John Michell was equally fascinated by the Ratchet, and the self-evident validity of circle geometry: “I think its one of the most interesting ones I’ve seen. These expressions of mathematical truths have never thought of before. They are all original puzzles that have truth in them. All truths are geometric or numerical in nature. Number is the nearest thing we have to eternal truth.”

Having investigated the geometry of the circles for so long, I realised both John and Michael are remarkably disinterested in who actually made the circles, though both agree there is an element of the miraculous in many of them.

When asked about aliens and spirits Michael politely remarked that it is not his area of expertise. John also warned me of the pseudoscience that is used to explain (or enrich) the mystery of crop circles saying, “no one really makes any scientific attempt to investigate these things. People already know what they want to discover. They get obsessed with who’s doing it and the hoax aspect of it, then they get confused then they lose the subject.”

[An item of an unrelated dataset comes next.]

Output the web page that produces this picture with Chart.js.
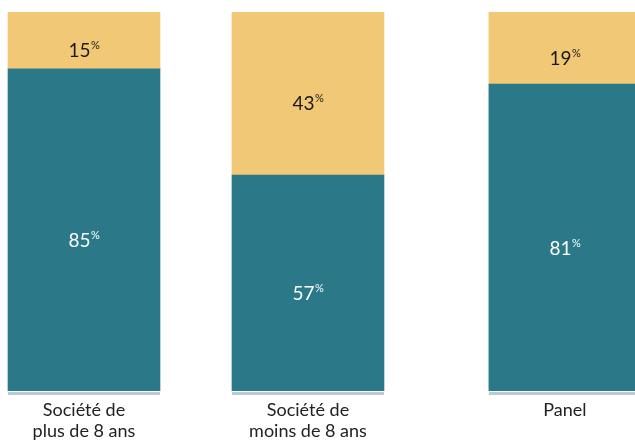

I wholeheartedly agree with John on this point, and endeavour not to try ascribing some mundane solution to such a huge and picturesque mystery. Looking for the type of evidence that would stand up in court seems pointless – it’s not a question of ‘whodunit?’ but of what message it contains. My love of circles comes not from knowing who or how, but from trying to unravel the codes and from a simple enjoyment of beauty and symmetry. Any explanation I have heard for the phenomenon has required a good deal of speculation, even from the cynics and ‘hoaxers’, and at the end of the day I’m not that desperate to know anyway.